In speaking of loss of service which the wife was not in duty hound to perform, hut which she voluntarily did perform, the Supreme Court of Georgia said, in Georgia Banking Co. v. Tice, supra: “But it is said that in such a case the wife is under no legal obligation to use her talent for the benefit of her husband. Let this be granted. At the time of the injury she was using it, and it was lawful for her to do so, and it does not lie in the mouth of a wrongdoer to say that a wife actually engaged in a business or avocation which results in earnings to the husband may at some time in the future decline to further engage in such occupation.
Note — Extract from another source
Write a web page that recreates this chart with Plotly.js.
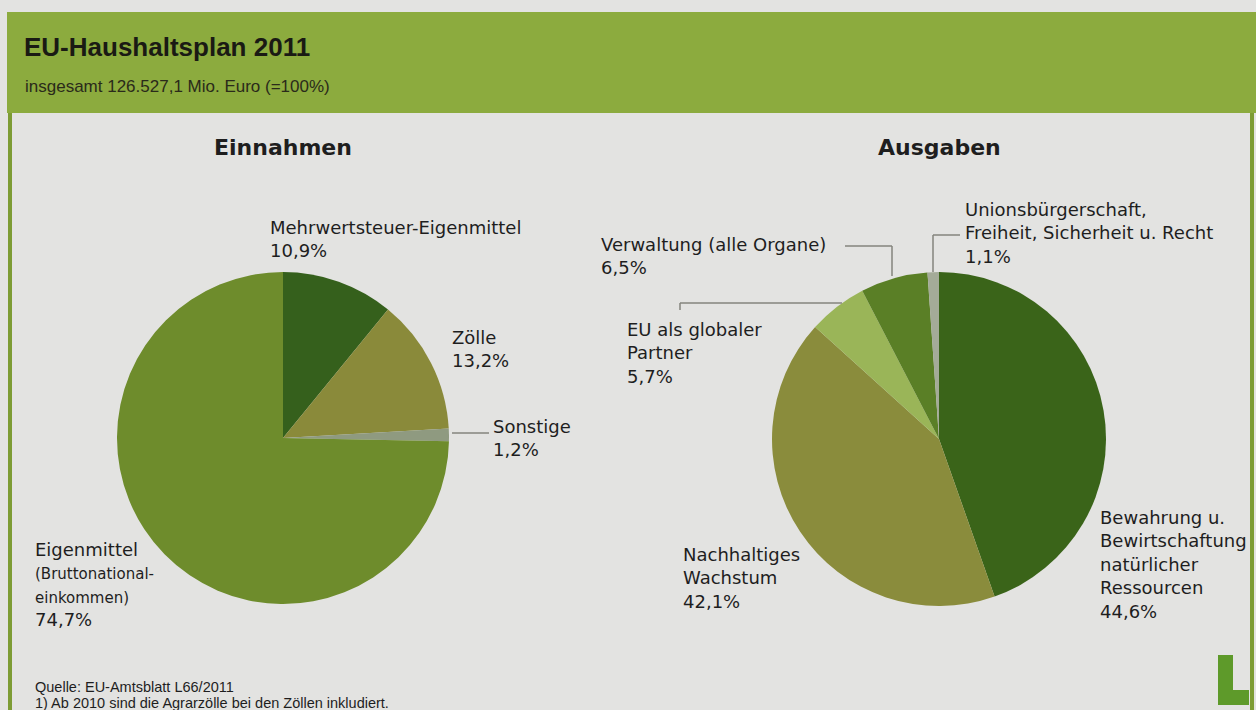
<!DOCTYPE html>
<html>
<head>
<meta charset="utf-8">
<script src="https://cdn.plot.ly/plotly-3.0.1.min.js"></script>
<style>html,body{margin:0;padding:0;background:#e3e3e1;}#chart{width:1256px;height:710px;}</style>
</head>
<body>
<div id="chart"></div>
<script>
// ---- data ----
const einnahmenLabels = ["Mehrwertsteuer-Eigenmittel", "Zölle", "Sonstige", "Eigenmittel (Bruttonationaleinkommen)"];
const einnahmenValues = [10.9, 13.2, 1.2, 74.7];
const einnahmenColors = ["#35601c", "#8a8a3a", "#8f9a80", "#6e8c2c"];

const ausgabenLabels = ["Bewahrung u. Bewirtschaftung natürlicher Ressourcen", "Nachhaltiges Wachstum", "EU als globaler Partner", "Verwaltung (alle Organe)", "Unionsbürgerschaft, Freiheit, Sicherheit u. Recht"];
const ausgabenValues = [44.6, 42.1, 5.7, 6.5, 1.1];
const ausgabenColors = ["#3a6419", "#8a8c3c", "#9ab558", "#5a7f26", "#a4ab98"];

const titleText = "EU-Haushaltsplan 2011";
const subtitleText = "insgesamt 126.527,1 Mio. Euro (=100%)";
const sourceText = "Quelle: EU-Amtsblatt L66/2011";
const noteText = "1) Ab 2010 sind die Agrarzölle bei den Zöllen inkludiert.";

function pct(v){ return v.toFixed(1).replace(".", ",") + "%"; }

// ---- layout helpers (pixel -> paper) ----
const W = 1256, H = 710;
const px = x => x / W;
const py = y => 1 - y / H;
const ARIAL = "Liberation Sans, Arial, sans-serif";
const WIDE = "DejaVu Sans, Liberation Sans, sans-serif";

const traces = [
  {type: "pie", labels: einnahmenLabels, values: einnahmenValues, sort: false, direction: "clockwise", rotation: 0,
   marker: {colors: einnahmenColors, line: {width: 0}}, textinfo: "none", hoverinfo: "label+percent",
   domain: {x: [px(283 - 166), px(283 + 166)], y: [py(438 + 166), py(438 - 166)]}, showlegend: false},
  {type: "pie", labels: ausgabenLabels, values: ausgabenValues, sort: false, direction: "clockwise", rotation: 0,
   marker: {colors: ausgabenColors, line: {width: 0}}, textinfo: "none", hoverinfo: "label+percent",
   domain: {x: [px(939 - 167), px(939 + 167)], y: [py(439 + 167), py(439 - 167)]}, showlegend: false}
];

function ann(x, y, text, size, family, opts) {
  return Object.assign({xref: "paper", yref: "paper", x: px(x), y: py(y), text: text, showarrow: false,
    xanchor: "left", yanchor: "top", align: "left", font: {family: family || WIDE, size: size, color: "#1e1e1e"}}, opts || {});
}

const annotations = [
  ann(22, 30, "<b>" + titleText + "</b>", 26, ARIAL, {font: {family: ARIAL, size: 26, color: "#1a1a14"}}),
  ann(23, 75, subtitleText, 17, ARIAL, {font: {family: ARIAL, size: 17, color: "#2a2a1a"}}),
  ann(283, 133, "<b>Einnahmen</b>", 22, WIDE, {xanchor: "center"}),
  ann(939, 133, "<b>Ausgaben</b>", 22, WIDE, {xanchor: "center"}),
  ann(268, 215, einnahmenLabels[0] + "<br>" + pct(einnahmenValues[0]), 18),
  ann(450, 325, einnahmenLabels[1] + "<br>" + pct(einnahmenValues[1]), 18),
  ann(491, 414, einnahmenLabels[2] + "<br>" + pct(einnahmenValues[2]), 18),
  ann(33, 537, "Eigenmittel<br><span style='font-size:15px'>(Bruttonational-<br>einkommen)</span><br>" + pct(einnahmenValues[3]), 18),
  ann(599, 232, "Verwaltung (alle Organe)<br>" + pct(ausgabenValues[3]), 18),
  ann(625, 317, "EU als globaler<br>Partner<br>" + pct(ausgabenValues[2]), 18),
  ann(963, 197, "Unionsbürgerschaft,<br>Freiheit, Sicherheit u. Recht<br>" + pct(ausgabenValues[4]), 18),
  ann(681, 542, "Nachhaltiges<br>Wachstum<br>" + pct(ausgabenValues[1]), 18),
  ann(1098, 505, "Bewahrung u.<br>Bewirtschaftung<br>natürlicher<br>Ressourcen<br>" + pct(ausgabenValues[0]), 18),
  ann(33, 677, sourceText, 14.5, ARIAL),
  ann(33, 693, noteText, 14.5, ARIAL)
];

function line(x0, y0, x1, y1, color, width) {
  return {type: "line", xref: "paper", yref: "paper", x0: px(x0), y0: py(y0), x1: px(x1), y1: py(y1),
    line: {color: color || "#85857c", width: width || 1.5}};
}
function rect(x0, y0, x1, y1, color) {
  return {type: "rect", xref: "paper", yref: "paper", x0: px(x0), y0: py(y0), x1: px(x1), y1: py(y1),
    fillcolor: color, line: {width: 0}, layer: "below"};
}

const shapes = [
  rect(7, 12, 1256, 113, "#8cab3e"),
  rect(8, 113, 12, 710, "#7d9c34"),
  rect(1250, 113, 1254, 710, "#7d9c34"),
  // leader lines
  line(452, 433, 489, 433),
  line(845, 246, 892, 246),
  line(892, 246, 892, 276),
  line(680, 303, 842, 303),
  line(680, 303, 680, 310),
  line(933, 235, 960, 235),
  line(933, 235, 933, 272),
  // logo L
  rect(1218, 655, 1233, 705, "#5e9a2a"),
  rect(1218, 690, 1249, 705, "#5e9a2a")
];
shapes.slice(-2).forEach(s => s.layer = "above");

const layout = {
  width: W, height: H, margin: {l: 0, r: 0, t: 0, b: 0},
  paper_bgcolor: "#e3e3e1", plot_bgcolor: "#e3e3e1",
  showlegend: false, annotations: annotations, shapes: shapes
};

Plotly.newPlot("chart", traces, layout, {displayModeBar: false, staticPlot: true});
</script>
</body>
</html>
We do not think that merely because a wife can earn money for her husband by engaging in business he would be entitled to recover from a wrongdoer, but, when at the time of the injury she is actually engaged in a business or calling or avocation which results in earnings for the husband, and there is nothing to indicate that there'was any agreement between the husband and wife that this should terminate at any time in the future, we think that as against a wrongdoer the inference is to be indulged that the wife will continue the work for the benefit of her husband during the period of her life in'which she is able to' perform the services.” The same view was taken by the Supreme Court of Indiana in Citizens Street Ry. Co. v. Twiname, supra, wherein it was said that the husband was entitled to recover for the service .which “the wife was accustomed to perform.”

For the foregoing reasons I am constrained to dissent from the majority opinion.